Friday, April 24, 2020

Piercing Turbulence in Wisdom and Order

Probably my favorite verse of the whole King Benjamin address right now is Mosiah 4:27:
And see that all these things are done in wisdom and order; for it is not requisite that a man should run faster than he has strength. And again, it is expedient that he should be diligent, that thereby he might win the prize; therefore, all things must be done in order.
I particularly like that the Come, Follow Me manual asks: "How can you apply verse 27 to your efforts to be Christlike?"

So far, I have not been doing things in wisdom and in order. Instead, I've been trying to run as fast as I reasonably can. I thought I was pacing myself. I thought I could keep up a light jog. In fact, I felt like a slacker for not sprinting.

I was a fool. I probably still am, if I'm being completely honest, but I hope to be a little less of a fool going forward. And today in particular, I hope to be a little less of a fool about how I go forward.

Lately, I've been experiencing burnout. I haven't been myself lately. In fact, depending on who you ask and how you're measuring it, I haven't been myself in quite some time. I want to change that, and I think I know how, but I'm afraid of being (and being accused of being) a slacker.

I think I need to slow down. President Uchtdorf, back when he was still "President Uchtdorf," gave a talk in which he spoke of turbulence and how planes often reduce their speed to the "optimum turbulence penetration speed that will minimize the negative effects of turbulence." I think I should do the same.

Of course, this speed reduction shouldn't be permanent, only until I get through this turbulence and/or my legs get stronger. And this temporary speed reduction doesn't change my direction or destination. I'm still going to the same place, and it's still going to take me an eternity to get there; it's just that now I'm willing to acknowledge and accept how long it's going to take instead of insisting I try to get there as soon as possible and burning myself out to the point where it looks like I'm not going to get there at all.

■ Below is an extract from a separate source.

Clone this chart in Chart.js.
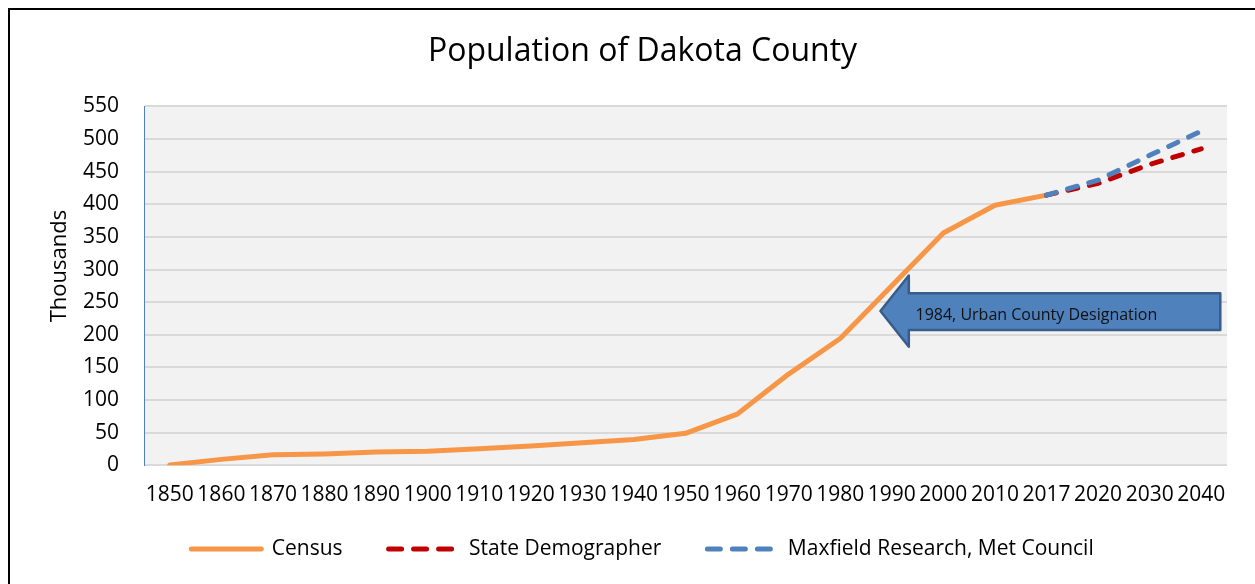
<!DOCTYPE html>
<html>
<head>
<meta charset="utf-8">
<title>Population of Dakota County</title>
<script src="https://cdn.jsdelivr.net/npm/chart.js@4.4.1/dist/chart.umd.min.js"></script>
<style>
  body { margin: 0; background: #fff; }
  #wrap { width: 1255px; height: 584px; position: relative; }
</style>
</head>
<body>
<div id="wrap"><canvas id="myChart"></canvas></div>
<script>
// categories (census years + projection years)
var years = ['1850', '1860', '1870', '1880', '1890', '1900', '1910', '1920', '1930', '1940',
             '1950', '1960', '1970', '1980', '1990', '2000', '2010', '2017', '2020', '2030', '2040'];

// population in thousands
var census = [0.6, 9.1, 16.3, 17.4, 20.2, 21.7, 25.2, 29.6, 34.6, 39.7,
              49.0, 78.3, 139.8, 194.3, 275.2, 355.9, 398.6, 414, null, null, null];
var stateDemographer = [null, null, null, null, null, null, null, null, null, null,
                        null, null, null, null, null, null, null, 414, 432, 461, 485];
var maxfieldMetCouncil = [null, null, null, null, null, null, null, null, null, null,
                          null, null, null, null, null, null, null, 414, 437, 475, 512];

var yTicks = [0, 50, 100, 150, 200, 250, 300, 350, 400, 450, 500, 550];

var yTitle = 'Thousands';
var calloutText = '1984, Urban County Designation';

Chart.defaults.font.family = "'Open Sans', sans-serif";
Chart.defaults.color = '#000';

// white page, the frame lines and the grey plot area
var backdrop = {
    id: 'backdrop',
    beforeDraw: function(chart){
        var ctx = chart.ctx, a = chart.chartArea;
        ctx.save();
        ctx.fillStyle = '#fff';
        ctx.fillRect(0, 0, chart.width, chart.height);
        ctx.fillStyle = '#f2f2f2';
        ctx.fillRect(a.left, a.top, a.right - a.left, a.bottom - a.top);
        ctx.strokeStyle = '#000';
        ctx.lineWidth = 2;
        ctx.beginPath();
        ctx.moveTo(9, chart.height);
        ctx.lineTo(9, 9);
        ctx.lineTo(chart.width, 9);
        ctx.stroke();
        // axis title, sits a bit above the middle like the original
        ctx.translate(60, a.top + (a.bottom - a.top) * 0.445);
        ctx.rotate(-Math.PI / 2);
        ctx.fillStyle = '#000';
        ctx.font = "22px 'Open Sans', sans-serif";
        ctx.textAlign = 'center';
        ctx.textBaseline = 'middle';
        ctx.fillText(yTitle, 0, 0);
        ctx.restore();
    }
};

// the blue arrow callout, placed on the scales
var callout = {
    id: 'callout',
    afterDatasetsDraw: function(chart){
        var ctx = chart.ctx;
        var x = chart.scales.x, y = chart.scales.y;
        var tipX = x.getPixelForValue(13.78), headX = x.getPixelForValue(14.33), endX = x.getPixelForValue(20.37);
        var tipY = y.getPixelForValue(236.6);
        var headTop = y.getPixelForValue(290.8), headBot = y.getPixelForValue(181.7);
        var shaftTop = y.getPixelForValue(263.7), shaftBot = y.getPixelForValue(207.4);
        ctx.save();
        ctx.beginPath();
        ctx.moveTo(tipX, tipY);
        ctx.lineTo(headX, headTop);
        ctx.lineTo(headX, shaftTop);
        ctx.lineTo(endX, shaftTop);
        ctx.lineTo(endX, shaftBot);
        ctx.lineTo(headX, shaftBot);
        ctx.lineTo(headX, headBot);
        ctx.closePath();
        ctx.fillStyle = '#4f81bd';
        ctx.fill();
        ctx.lineJoin = 'round';
        ctx.lineWidth = 2.5;
        ctx.strokeStyle = '#385d8a';
        ctx.stroke();
        ctx.fillStyle = '#111';
        ctx.font = "16px 'Open Sans', sans-serif";
        ctx.textBaseline = 'middle';
        ctx.fillText(calloutText, x.getPixelForValue(14.46), y.getPixelForValue(229));
        ctx.restore();
    }
};

// legend samples: point style items lose the dash, so put it back
function legendLabels(chart){
    var items = Chart.defaults.plugins.legend.labels.generateLabels(chart);
    items.forEach(function(it){
        var ds = chart.data.datasets[it.datasetIndex];
        it.lineDash = ds.borderDash ? [13, 12] : [];
        it.lineCap = 'round';
        it.lineWidth = 5;
    });
    return items;
}

function initChart(){
    var ctx = document.getElementById('myChart').getContext('2d');
    var data = {
        labels: years,
        datasets: [
            {
                label: 'Census',
                data: census,
                borderColor: '#f79646',
                backgroundColor: '#f79646',
                borderWidth: 5,
                borderCapStyle: 'round',
                borderJoinStyle: 'round',
                pointRadius: 0,
                pointStyle: 'line',
                order: 2
            },
            {
                label: 'State Demographer',
                data: stateDemographer,
                borderColor: '#c00000',
                backgroundColor: '#c00000',
                borderWidth: 5,
                borderDash: [10, 12],
                borderCapStyle: 'round',
                pointRadius: 0,
                pointStyle: 'line',
                order: 1
            },
            {
                label: 'Maxfield Research, Met Council',
                data: maxfieldMetCouncil,
                borderColor: '#4f81bd',
                backgroundColor: '#4f81bd',
                borderWidth: 5,
                borderDash: [10, 12],
                borderCapStyle: 'round',
                pointRadius: 0,
                pointStyle: 'line',
                order: 0
            }
        ]
    };

    new Chart(ctx, {
        type: 'line',
        data: data,
        options: {
            responsive: true,
            maintainAspectRatio: false,
            devicePixelRatio: 1,
            animation: false,
            layout: { padding: { left: 58, right: 28, top: 0, bottom: 14.5 } },
            plugins: {
                tooltip: { enabled: false },
                title: {
                    display: true,
                    text: 'Population of Dakota County',
                    font: { size: 32, weight: 'normal' },
                    padding: { top: 33, bottom: 35 }
                },
                legend: {
                    position: 'bottom',
                    // empty title only pulls the legend row up, gaps between items stay wide
                    title: { display: true, text: '', font: { size: 10, lineHeight: 1 }, padding: { top: -43, bottom: 0 } },
                    labels: {
                        usePointStyle: true,
                        pointStyleWidth: 70,
                        padding: 46,
                        font: { size: 21 },
                        generateLabels: legendLabels,
                        sort: function(a, b){ return a.datasetIndex - b.datasetIndex; }
                    }
                }
            },
            scales: {
                x: {
                    offset: true,
                    grid: { display: false, drawTicks: false },
                    border: { display: false },
                    ticks: { padding: 17.5, maxRotation: 0, autoSkip: false, font: { size: 21 } }
                },
                y: {
                    min: 0,
                    max: 550,
                    afterBuildTicks: function(scale){
                        scale.ticks = yTicks.map(function(v){ return { value: v }; });
                    },
                    grid: { color: '#d9d9d9', lineWidth: 2, drawTicks: false },
                    border: { display: true, color: '#4f81bd', width: 1 },
                    ticks: { padding: 25, font: { size: 21 } }
                }
            }
        },
        plugins: [backdrop, callout]
    });
}

initChart();
</script>
</body>
</html>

Remember: eternal progression. And remember that Distance = Speed  x Time. Given the distance I need to travel, one might think that I should try to move quickly so I can cover the distance in a halfway reasonable amount of time. But I have an infinite amount of time. I can travel at a sustainable rate and still cover the distance. It'll just take me longer than most people. As long as I'm willing to accept that, I think I'll be okay. Those who hike across the country probably don't try to jog the whole way, yet they still go the distance, and so will I.

I'll still run as fast as I have strength, but I'm realizing that that strength is limited, and I shouldn't burn it out. I need to be careful not to hurt myself or anyone else. Of course, I also need to be careful that I don't completely slack off, and that's the problem. It's difficult to find the right balance. It's going to be tough to find my "optimum turbulence penetration speed," but it's important that I do so before I burn myself out and give up on this whole thing.

President Uchtdorf said "it is good advice to slow down a little, steady the course, and focus on the essentials when experiencing adverse conditions." I am experiencing adverse conditions. I think I need to slow down.